The critical factors when managing your staff during a recession

Tough trading conditions can bring out the worst in a manager – but they are also an opportunity to show your best leadership qualities, explains BRIAN JEFFREY.

This article isn’t actually about how to manage a recession – recessions seem to manage themselves quite well without our involvement. I want to look at what changes we need to make in our approach to sales management during recessionary or otherwise difficult economic times.

And we are certainly experiencing that at the moment!

First, an irreconcilable truth: there will always be recessions. They’ll come and go, but you can bet even money that you’ll see and manage your way through several before you retire. Depending on your age, you’ve probably gone through one or two already.

Business slows down, customers get evasive or elusive, salespeople get whiny, and management migraines increase. Many managers deal with the issue by cutting advertising, slashing sales meetings, eliminating sales (and other) training, and adopting a ‘hunker-down’ attitude in the hopes that the bad times will turn good again without their being too involved.

Others become galvanised into total inactivity, evoking what I call a ‘divine marketing plan’ – praying for sales – and making themselves unavailable to help their salespeople through the crisis.

"Some managers and storeowners seem to disappear when trading becomes difficult. Don’t you be like that! Be there to help, not chide and reinforce your employee’s value"

Of course, I know you aren’t one of those managers. You have the same problem, but you’re probably actively seeking some universal truths and techniques that you can put into place whenever things get tough or a recession comes along.

So what can you do? Here are some proven ideas that work:

Sales and staff meetings

Don’t cancel your sales meetings, hold them more often. Recessions are when people need to be together for mutual support, not left to their own devices. Increase the frequency but lower the cost of your meetings.

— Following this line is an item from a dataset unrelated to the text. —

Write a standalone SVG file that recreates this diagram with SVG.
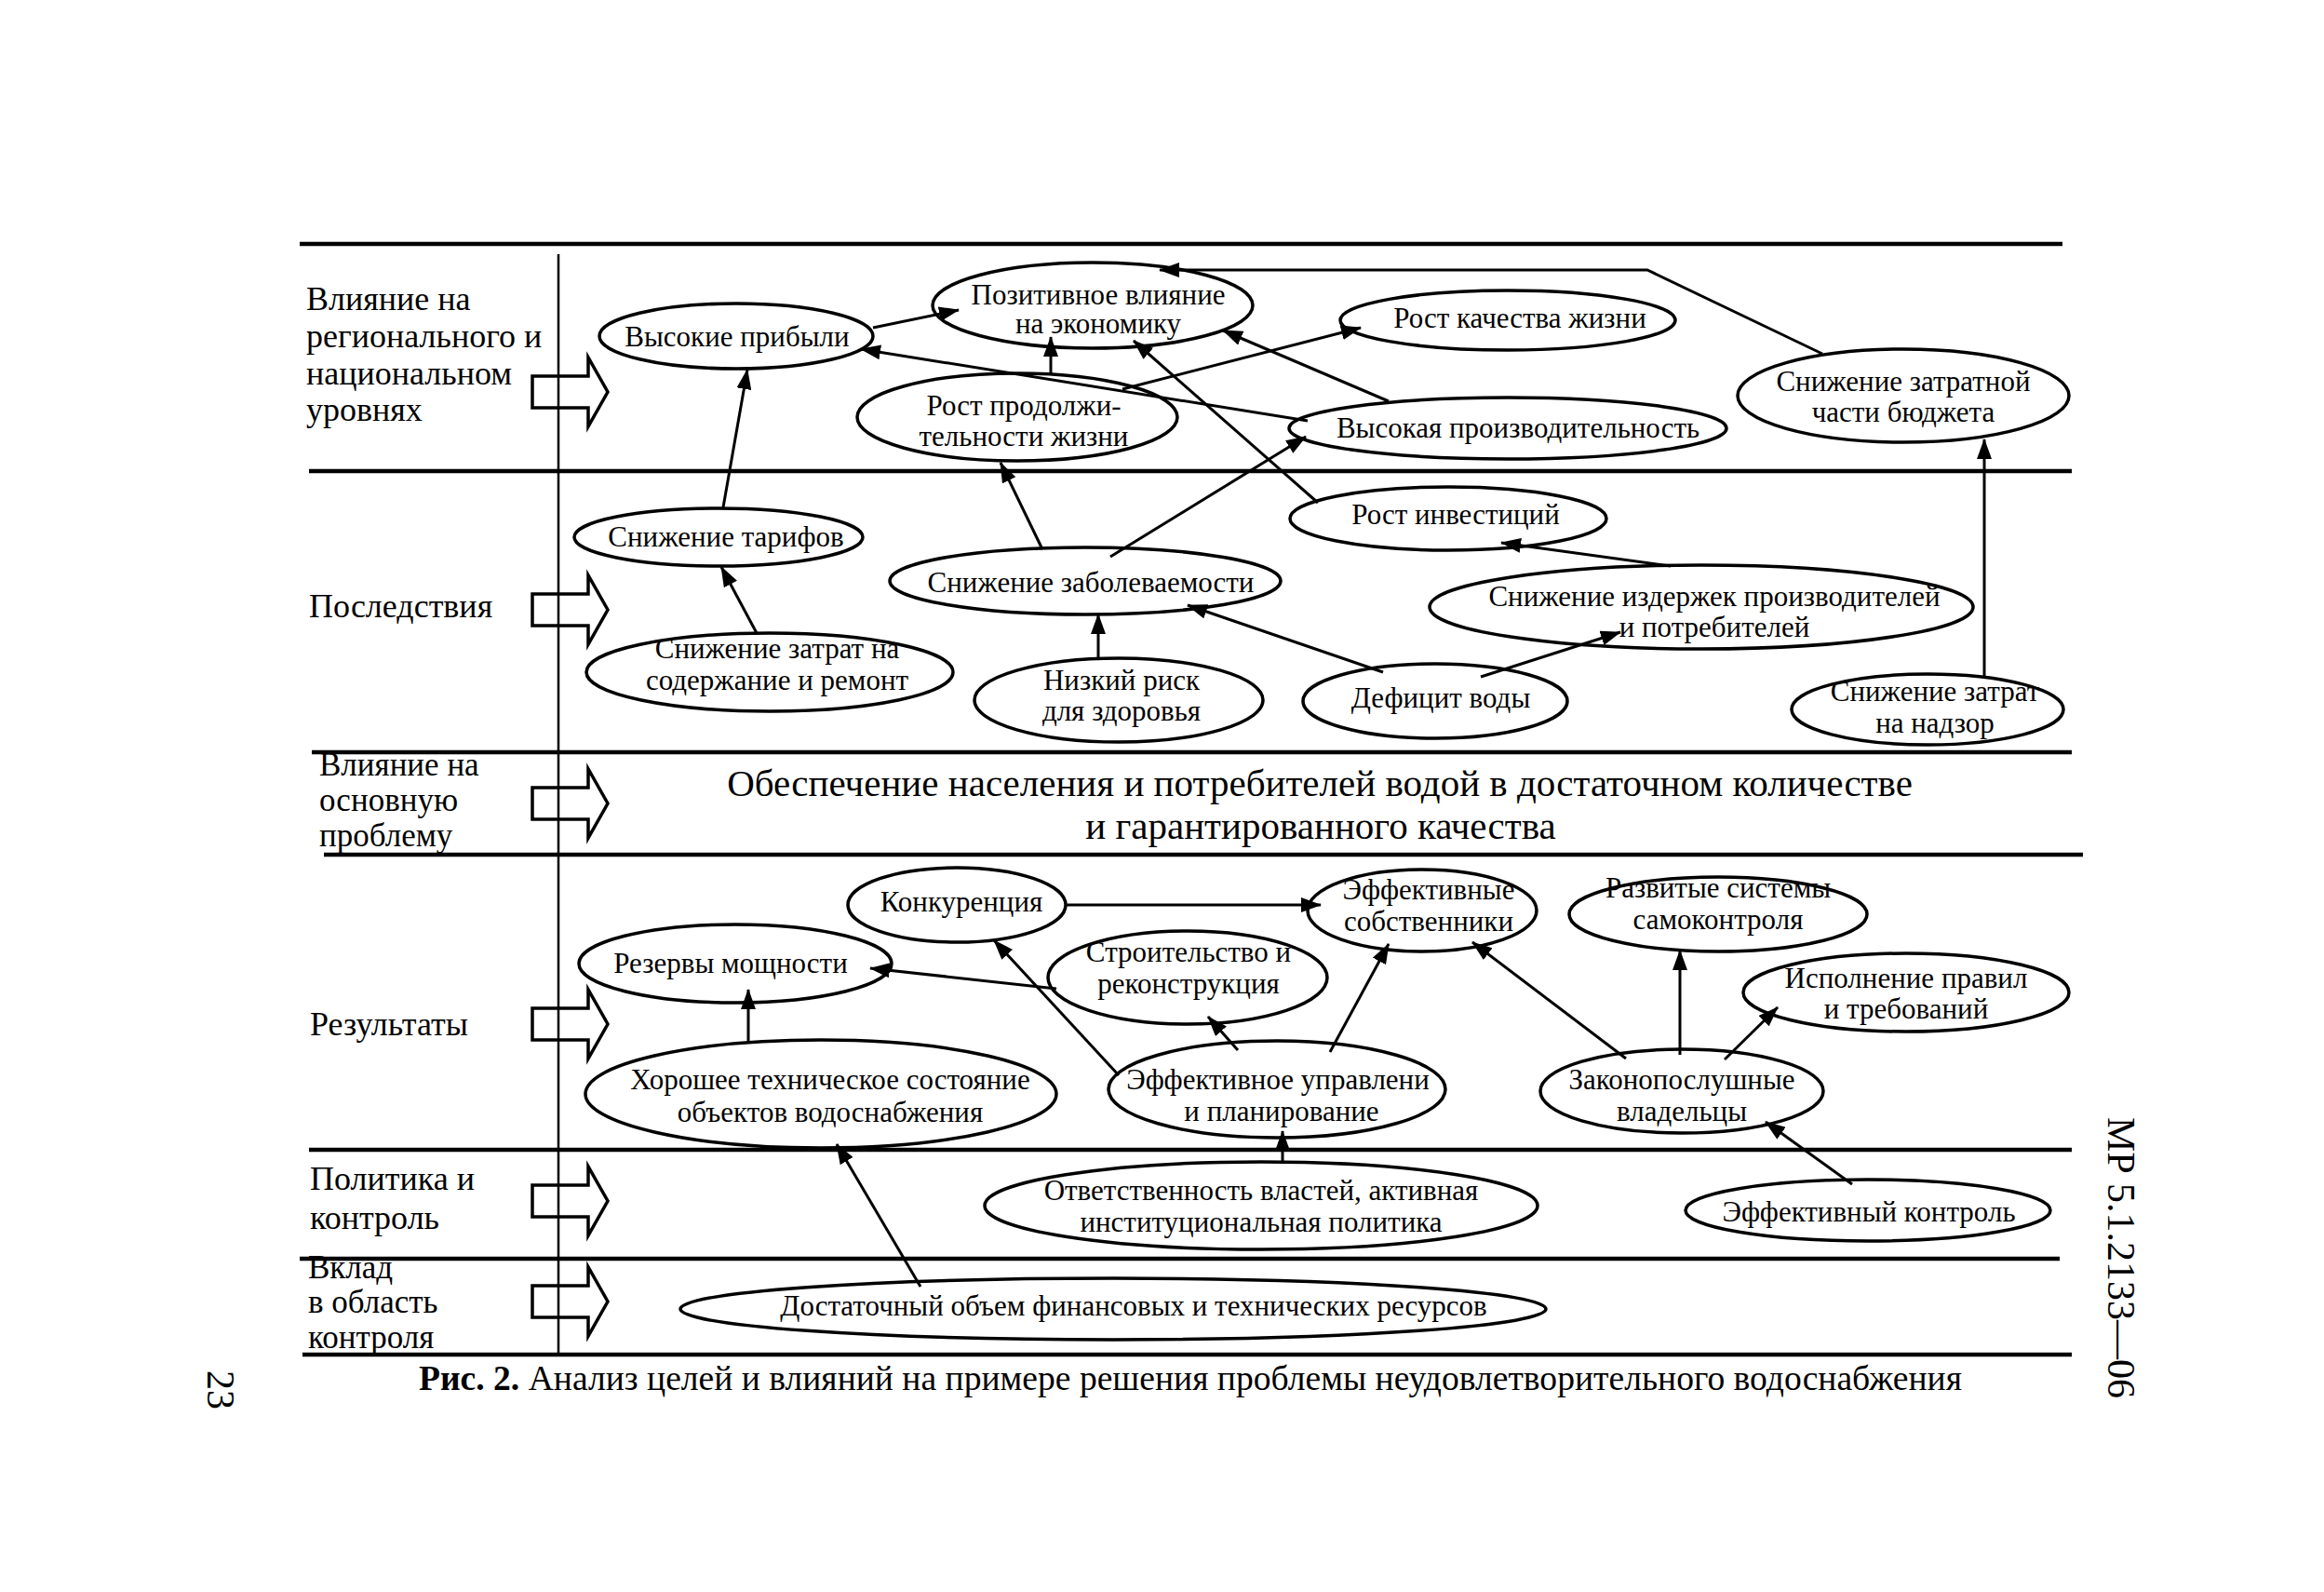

Selling can be extremely lonely and your salespeople may be feeling neglected by their customers, and possibly by the business itself. Help keep their spirits up with short, frequent meetings.

Short, weekly meetings are ideal. Biweekly meetings also work well. And if you are not holding at least one mini meeting a month, you’re neglecting your people. So don’t be surprised if they start wandering off to a company that shows more appreciation.

Mini meetings should be just that: mini. You’ll be surprised what you can accomplish in 15–30 minutes.

Don’t let it become an inquisition from you or a whining session for the staff; use the meeting to emphasise positives and reinforce that both the business and the staff have weathered this type of storm before and can do so again, particularly if they continue to work together.

Team meetings

Ensure that your meetings are participatory. By that I mean attendees have an opportunity to talk with one another and not just to the person at the front of the room.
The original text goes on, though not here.